A la escena se incorpora Fátima, una muchacha marroquí de 18 años con un especial talento para el baile que vive en “El Castell” tras ser reubicada de un apartamento que compartía con varios hombres marroquíes mayores que ella. El ameno descontrol de la mesa que reúne a tantas personas de nacionalidades variadas es armonizado, en parte, por la trabajadora social Alicia Picas, que hizo posible la visita.
Solidaridad ejemplar
“Somos una ONG privada que funciona en un edificio público”, explica Alicia. Tenemos fondos propios y otros que aporta la Unión Europea, mientras que la Generalitat -gobierno de Cataluña- aporta el castillo para que operemos”.

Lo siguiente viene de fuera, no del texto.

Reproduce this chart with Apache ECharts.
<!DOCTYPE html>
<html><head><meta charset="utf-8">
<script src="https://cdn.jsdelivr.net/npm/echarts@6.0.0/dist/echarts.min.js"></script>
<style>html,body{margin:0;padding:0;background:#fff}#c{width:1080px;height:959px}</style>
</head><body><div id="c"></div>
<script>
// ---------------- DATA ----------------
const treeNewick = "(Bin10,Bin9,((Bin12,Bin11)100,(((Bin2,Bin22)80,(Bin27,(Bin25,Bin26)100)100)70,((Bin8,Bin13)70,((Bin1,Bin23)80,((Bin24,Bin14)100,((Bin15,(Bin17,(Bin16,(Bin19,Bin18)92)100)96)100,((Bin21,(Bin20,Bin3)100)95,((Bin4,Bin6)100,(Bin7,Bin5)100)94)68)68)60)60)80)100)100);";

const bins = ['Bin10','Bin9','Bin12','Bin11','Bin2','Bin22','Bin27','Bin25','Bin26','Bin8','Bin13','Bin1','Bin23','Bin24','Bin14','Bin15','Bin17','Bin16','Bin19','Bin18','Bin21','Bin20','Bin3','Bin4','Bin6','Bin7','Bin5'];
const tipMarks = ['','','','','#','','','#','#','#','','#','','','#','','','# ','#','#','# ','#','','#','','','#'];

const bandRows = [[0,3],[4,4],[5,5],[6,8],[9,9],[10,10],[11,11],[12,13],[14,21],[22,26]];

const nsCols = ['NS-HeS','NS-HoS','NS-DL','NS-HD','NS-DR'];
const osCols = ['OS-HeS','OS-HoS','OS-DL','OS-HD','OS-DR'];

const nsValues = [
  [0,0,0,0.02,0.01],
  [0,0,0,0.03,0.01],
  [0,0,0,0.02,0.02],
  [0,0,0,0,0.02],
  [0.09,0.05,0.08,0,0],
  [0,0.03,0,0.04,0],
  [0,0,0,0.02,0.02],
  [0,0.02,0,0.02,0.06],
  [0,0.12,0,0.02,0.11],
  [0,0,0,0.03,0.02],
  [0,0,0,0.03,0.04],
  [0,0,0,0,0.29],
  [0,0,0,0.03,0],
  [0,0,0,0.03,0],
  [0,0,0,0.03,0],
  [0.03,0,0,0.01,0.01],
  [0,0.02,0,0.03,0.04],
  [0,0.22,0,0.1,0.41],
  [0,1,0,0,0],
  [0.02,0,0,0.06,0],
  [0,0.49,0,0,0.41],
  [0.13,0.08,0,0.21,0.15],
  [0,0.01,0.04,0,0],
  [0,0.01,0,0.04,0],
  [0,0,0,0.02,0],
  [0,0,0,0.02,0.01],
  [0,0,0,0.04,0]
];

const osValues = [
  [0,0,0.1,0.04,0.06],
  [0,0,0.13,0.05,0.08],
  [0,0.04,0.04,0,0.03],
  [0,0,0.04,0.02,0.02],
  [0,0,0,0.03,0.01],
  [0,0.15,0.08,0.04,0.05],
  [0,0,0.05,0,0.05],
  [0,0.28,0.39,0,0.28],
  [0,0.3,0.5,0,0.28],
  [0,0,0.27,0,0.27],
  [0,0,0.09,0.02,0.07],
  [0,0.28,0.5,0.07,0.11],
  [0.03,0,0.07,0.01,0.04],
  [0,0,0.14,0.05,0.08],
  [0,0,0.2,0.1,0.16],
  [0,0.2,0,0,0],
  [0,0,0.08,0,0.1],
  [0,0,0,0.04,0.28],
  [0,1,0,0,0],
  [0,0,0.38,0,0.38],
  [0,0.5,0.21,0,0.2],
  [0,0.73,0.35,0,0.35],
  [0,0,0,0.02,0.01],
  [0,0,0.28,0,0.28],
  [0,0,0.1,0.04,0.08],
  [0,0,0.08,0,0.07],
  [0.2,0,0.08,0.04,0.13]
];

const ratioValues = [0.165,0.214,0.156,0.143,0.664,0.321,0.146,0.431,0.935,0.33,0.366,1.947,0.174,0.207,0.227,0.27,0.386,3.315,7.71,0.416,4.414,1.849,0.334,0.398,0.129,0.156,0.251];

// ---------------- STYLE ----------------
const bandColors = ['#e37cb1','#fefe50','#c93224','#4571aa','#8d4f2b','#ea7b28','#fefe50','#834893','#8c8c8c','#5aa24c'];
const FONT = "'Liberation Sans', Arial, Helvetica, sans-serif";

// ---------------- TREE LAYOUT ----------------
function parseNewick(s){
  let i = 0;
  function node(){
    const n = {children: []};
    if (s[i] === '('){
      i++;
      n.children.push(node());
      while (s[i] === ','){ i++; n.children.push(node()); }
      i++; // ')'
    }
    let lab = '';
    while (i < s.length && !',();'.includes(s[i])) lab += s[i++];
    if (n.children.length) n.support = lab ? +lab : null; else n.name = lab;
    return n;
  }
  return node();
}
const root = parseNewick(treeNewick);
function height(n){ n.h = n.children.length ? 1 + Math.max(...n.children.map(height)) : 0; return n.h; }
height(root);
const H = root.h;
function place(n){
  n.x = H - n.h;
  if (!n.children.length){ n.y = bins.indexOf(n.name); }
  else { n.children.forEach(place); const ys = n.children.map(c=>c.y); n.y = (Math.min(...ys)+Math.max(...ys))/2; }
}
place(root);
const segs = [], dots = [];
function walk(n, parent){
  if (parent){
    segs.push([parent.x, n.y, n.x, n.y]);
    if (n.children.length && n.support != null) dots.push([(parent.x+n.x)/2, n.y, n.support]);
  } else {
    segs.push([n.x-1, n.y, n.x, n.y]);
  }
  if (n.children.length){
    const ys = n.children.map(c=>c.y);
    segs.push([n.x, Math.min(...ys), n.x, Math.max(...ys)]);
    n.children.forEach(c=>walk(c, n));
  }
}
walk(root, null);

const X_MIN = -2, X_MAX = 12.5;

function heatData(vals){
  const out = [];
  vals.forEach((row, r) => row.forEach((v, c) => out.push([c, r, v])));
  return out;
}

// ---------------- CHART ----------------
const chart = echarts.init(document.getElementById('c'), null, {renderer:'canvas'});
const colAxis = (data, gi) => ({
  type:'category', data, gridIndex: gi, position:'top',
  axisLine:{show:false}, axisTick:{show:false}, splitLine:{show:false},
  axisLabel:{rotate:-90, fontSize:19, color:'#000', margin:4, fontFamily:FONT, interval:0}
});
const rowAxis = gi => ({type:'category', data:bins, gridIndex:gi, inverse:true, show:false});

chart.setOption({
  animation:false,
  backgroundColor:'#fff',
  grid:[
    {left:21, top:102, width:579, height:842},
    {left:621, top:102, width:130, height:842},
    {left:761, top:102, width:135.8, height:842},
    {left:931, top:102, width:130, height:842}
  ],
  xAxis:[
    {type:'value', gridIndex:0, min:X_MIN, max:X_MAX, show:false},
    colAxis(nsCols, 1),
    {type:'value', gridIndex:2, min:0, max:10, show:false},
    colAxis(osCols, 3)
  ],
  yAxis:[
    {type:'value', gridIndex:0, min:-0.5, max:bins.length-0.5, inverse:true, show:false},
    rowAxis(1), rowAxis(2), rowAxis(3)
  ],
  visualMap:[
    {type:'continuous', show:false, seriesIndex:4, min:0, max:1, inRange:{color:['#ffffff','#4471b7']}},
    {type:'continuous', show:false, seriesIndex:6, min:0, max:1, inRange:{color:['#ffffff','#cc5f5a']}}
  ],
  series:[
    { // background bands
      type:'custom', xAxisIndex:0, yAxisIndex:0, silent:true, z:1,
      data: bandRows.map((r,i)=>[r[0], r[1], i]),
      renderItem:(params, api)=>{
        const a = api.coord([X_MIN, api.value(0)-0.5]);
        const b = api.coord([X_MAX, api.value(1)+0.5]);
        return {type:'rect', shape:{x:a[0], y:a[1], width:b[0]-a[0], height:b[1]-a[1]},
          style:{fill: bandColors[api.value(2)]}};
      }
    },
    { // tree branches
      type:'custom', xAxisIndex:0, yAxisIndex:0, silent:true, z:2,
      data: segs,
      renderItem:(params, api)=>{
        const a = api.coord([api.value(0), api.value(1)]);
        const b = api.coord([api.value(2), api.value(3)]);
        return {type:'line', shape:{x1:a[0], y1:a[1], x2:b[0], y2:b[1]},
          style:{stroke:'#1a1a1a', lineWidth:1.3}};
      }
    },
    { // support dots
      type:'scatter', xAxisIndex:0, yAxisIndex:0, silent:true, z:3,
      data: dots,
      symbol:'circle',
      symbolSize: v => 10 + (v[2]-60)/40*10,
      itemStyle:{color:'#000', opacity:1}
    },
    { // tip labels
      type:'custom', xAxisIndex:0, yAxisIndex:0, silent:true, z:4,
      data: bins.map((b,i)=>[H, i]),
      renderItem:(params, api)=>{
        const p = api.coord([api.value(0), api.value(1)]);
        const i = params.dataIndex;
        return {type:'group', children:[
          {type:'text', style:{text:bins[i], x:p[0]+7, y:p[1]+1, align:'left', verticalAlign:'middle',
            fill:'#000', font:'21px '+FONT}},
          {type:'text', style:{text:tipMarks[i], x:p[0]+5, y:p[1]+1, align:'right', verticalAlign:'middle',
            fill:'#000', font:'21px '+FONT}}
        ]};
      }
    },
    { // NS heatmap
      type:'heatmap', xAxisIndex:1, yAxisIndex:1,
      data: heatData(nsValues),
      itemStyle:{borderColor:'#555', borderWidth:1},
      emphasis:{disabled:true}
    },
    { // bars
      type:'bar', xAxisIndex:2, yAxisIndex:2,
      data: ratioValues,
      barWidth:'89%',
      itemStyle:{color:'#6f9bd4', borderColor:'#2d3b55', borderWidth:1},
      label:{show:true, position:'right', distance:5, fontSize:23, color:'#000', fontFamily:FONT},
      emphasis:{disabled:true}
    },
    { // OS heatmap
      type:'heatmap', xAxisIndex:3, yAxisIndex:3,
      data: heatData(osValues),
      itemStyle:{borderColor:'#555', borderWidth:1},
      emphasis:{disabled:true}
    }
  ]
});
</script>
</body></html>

Alicia nos da una vuelta por el viejo edificio para mostrarnos en qué consiste esta casa de acogida y la imaginación de un periodista hondureño no puede evitar lo apetitoso que sería para un funcionario público de nuestro país apropiarse o vender indebidamente un edificio como este en lugar de ponerlo al servicio de las familias y los migrantes más necesitados.
A pesar de que Fátima, Amadou, Ousman y el resto de habitantes de “El Castell” no son ciudadanos españoles, el Gobierno de la Comunidad Autónoma de Cataluña les proporciona este oasis que les ampara.
Sin duda, la mesa que reúne a estas personas tan afables y de origen tan variado en un antiguo castillo que bien podría ser usado para algo más, invita a pensar: ¿qué hacemos nosotros en nuestros países por nuestra gente en necesidad?